Since the late 1990s, the $80.5 billion civil service pension funds’ private equity portfolio beat the Russell 3000 stock index by just 0.4% per year, according to city pension records. BERS, which started investing in private equity in the mid-aughts, beat the Russell 3000 by 2.7% as of June 30. None the funds beat the city’s performance benchmark — the Russell 3000 Index plus 3% per year for the asset class — in that period.
Meier attributed the poor performance partly to bad timing. The city ramped up private equity investments just before the 2008 recession and then paused for two years.
“We over allocated at a point when things were expensive. We didn’t allocate anything when they got cheap,” Meier said.
New York City’s pensions’ private equity performance has improved in recent years, though. Over the last 10 years, returns have exceeded the Russell 3000 by a range of 0.6% to 4.2%.
“The funds’ are becoming more selective in hiring fund managers and have been able to negotiate fee discounts because of the funds’ combined assets,” Meier said. Its five retirement funds have $254 billion assets under management.
In recent decades, retirement systems piled into alternative assets during times of economic slowdowns when low interest rates made it harder for them to meet long-term investment goals.
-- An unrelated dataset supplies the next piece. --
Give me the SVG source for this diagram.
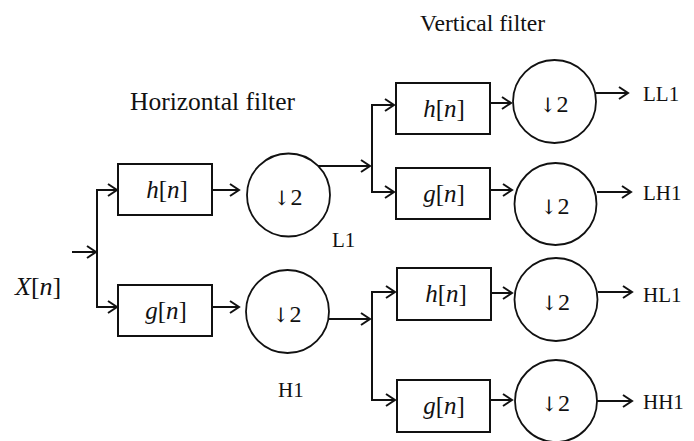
<svg xmlns="http://www.w3.org/2000/svg" width="694" height="441" viewBox="0 0 694 441">
<style>
.bg{fill:#ffffff}
.box{fill:#ffffff;stroke:#111;stroke-width:2}
.ds{fill:#ffffff;stroke:#111;stroke-width:1.8}
.ln{fill:none;stroke:#111;stroke-width:2}
</style>
<defs>
<marker id="ah" viewBox="0 0 12 14" refX="10.5" refY="7" markerWidth="12" markerHeight="14" markerUnits="userSpaceOnUse" orient="auto">
<path d="M1.5,1 L10.5,7 L1.5,13" fill="none" stroke="#111" stroke-width="2"/>
</marker>
</defs>
<rect class="bg" x="0" y="0" width="694" height="441"/>

<g font-family="Liberation Serif, Times New Roman, serif" fill="#111">
<text x="420" y="31" font-size="23.6">Vertical filter</text>
<text x="130" y="110" font-size="25.5">Horizontal filter</text>
</g>

<g id="connectors">
<path class="ln" d="M72,252 H96" marker-end="url(#ah)"/>
<path class="ln" d="M97,252 V190 H117" marker-end="url(#ah)"/>
<path class="ln" d="M97,252 V307 H117" marker-end="url(#ah)"/>
<path class="ln" d="M212,190 H239" marker-end="url(#ah)"/>
<path class="ln" d="M212,307 H239" marker-end="url(#ah)"/>
<path class="ln" d="M318,166 H370" marker-end="url(#ah)"/>
<path class="ln" d="M372,166 V105 H394" marker-end="url(#ah)"/>
<path class="ln" d="M372,166 V192 H394" marker-end="url(#ah)"/>
<path class="ln" d="M329,319 H370" marker-end="url(#ah)"/>
<path class="ln" d="M372,319 V292 H395" marker-end="url(#ah)"/>
<path class="ln" d="M372,319 V400 H395" marker-end="url(#ah)"/>
<path class="ln" d="M490,103 H511" marker-end="url(#ah)"/>
<path class="ln" d="M490,190 H512" marker-end="url(#ah)"/>
<path class="ln" d="M491,293 H512" marker-end="url(#ah)"/>
<path class="ln" d="M490,400 H512" marker-end="url(#ah)"/>
<path class="ln" d="M596,93 H628" marker-end="url(#ah)"/>
<path class="ln" d="M597,192 H631" marker-end="url(#ah)"/>
<path class="ln" d="M598,292 H632" marker-end="url(#ah)"/>
<path class="ln" d="M597,401 H632" marker-end="url(#ah)"/>
</g>

<g font-family="Liberation Serif, Times New Roman, serif" fill="#111">
<g id="input">
<text x="15" y="295" font-size="26"><tspan font-style="italic">X</tspan>[<tspan font-style="italic">n</tspan>]</text>
</g>

<g id="h1box">
<rect class="box" x="118" y="164" width="94" height="51"/>
<text x="167" y="198" font-size="25" text-anchor="middle"><tspan font-style="italic">h</tspan>[<tspan font-style="italic">n</tspan>]</text>
</g>
<g id="g1box">
<rect class="box" x="118" y="285" width="94" height="51"/>
<text x="166" y="319" font-size="25" text-anchor="middle"><tspan font-style="italic">g</tspan>[<tspan font-style="italic">n</tspan>]</text>
</g>

<g id="down-L1">
<circle class="ds" cx="288.5" cy="195" r="41.5"/>
<text x="288" y="205" font-size="24" text-anchor="middle"><tspan font-family="DejaVu Serif, DejaVu Sans" font-size="20">↓</tspan>2</text>
<text x="332" y="247" font-size="21">L1</text>
</g>
<g id="down-H1">
<circle class="ds" cx="287.5" cy="311.5" r="41.5"/>
<text x="287" y="321.5" font-size="24" text-anchor="middle"><tspan font-family="DejaVu Serif, DejaVu Sans" font-size="20">↓</tspan>2</text>
<text x="278" y="397" font-size="21">H1</text>
</g>

<g id="h2box-L">
<rect class="box" x="396" y="83" width="94" height="51"/>
<text x="444" y="117" font-size="25" text-anchor="middle"><tspan font-style="italic">h</tspan>[<tspan font-style="italic">n</tspan>]</text>
</g>
<g id="g2box-L">
<rect class="box" x="396" y="168" width="94" height="51"/>
<text x="444" y="202" font-size="25" text-anchor="middle"><tspan font-style="italic">g</tspan>[<tspan font-style="italic">n</tspan>]</text>
</g>
<g id="h2box-H">
<rect class="box" x="397" y="268" width="94" height="52"/>
<text x="446" y="302" font-size="25" text-anchor="middle"><tspan font-style="italic">h</tspan>[<tspan font-style="italic">n</tspan>]</text>
</g>
<g id="g2box-H">
<rect class="box" x="397" y="380" width="93" height="52"/>
<text x="444" y="414" font-size="25" text-anchor="middle"><tspan font-style="italic">g</tspan>[<tspan font-style="italic">n</tspan>]</text>
</g>

<g id="down-LL1">
<circle class="ds" cx="554.5" cy="101.5" r="41.5"/>
<text x="554" y="111.5" font-size="24" text-anchor="middle"><tspan font-family="DejaVu Serif, DejaVu Sans" font-size="20">↓</tspan>2</text>
<text x="643" y="101" font-size="21">LL1</text>
</g>
<g id="down-LH1">
<circle class="ds" cx="555.5" cy="204" r="41"/>
<text x="555" y="214" font-size="24" text-anchor="middle"><tspan font-family="DejaVu Serif, DejaVu Sans" font-size="20">↓</tspan>2</text>
<text x="643" y="200" font-size="21">LH1</text>
</g>
<g id="down-HL1">
<circle class="ds" cx="556" cy="299.5" r="41.5"/>
<text x="555.5" y="309.5" font-size="24" text-anchor="middle"><tspan font-family="DejaVu Serif, DejaVu Sans" font-size="20">↓</tspan>2</text>
<text x="643" y="302" font-size="21">HL1</text>
</g>
<g id="down-HH1">
<circle class="ds" cx="556" cy="401" r="41"/>
<text x="555.5" y="411" font-size="24" text-anchor="middle"><tspan font-family="DejaVu Serif, DejaVu Sans" font-size="20">↓</tspan>2</text>
<text x="643" y="409" font-size="21">HH1</text>
</g>
</g>
</svg>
Today, 10-year US Treasury securities are yielding 4%, about 1 percentage point more than their 20-year average but pension funds are still betting that alternatives will provide better future returns than stocks and bonds, despite their higher fees.
Returns Not Guaranteed
Jean-Pierre Aubry, director of research at the Center for Retirement Research at Boston College, which helps maintain the Public Plans Database, said in a phone interview that private equity is less volatile than the equity markets. “You do get a smoother ride because there’s not these mark to market valuations happening all the time,” he added.
Private equity, real estate and private credit portfolios are typically valued quarterly based on certain metrics.
Investors are paid more to hold private assets, which are harder to value and sell, Meier said. Private equity takeovers can also improve company operations and governance, leading to bigger returns.
However, a greater reliance on alternative investments hasn’t helped US pensions meet their return targets overall, according to a November 2022 brief by Aubry. A 10% increase in average allocations to alternatives is associated with a 5.7 basis point decrease in after-fee returns from 2001 to 2022 — hedge fund underperformance were mainly responsible for the results.
US public pension returns averaged 5.9% annually from 2001 through 2022, according to the brief. That’s well below New York City’s annual return rate goal of 7%, which has been in place for more than a decade. Because of accounting and custodian changes, city pensions couldn’t provide 20-year returns after fees. The 10-year net return of the combined pensions is 6.9%.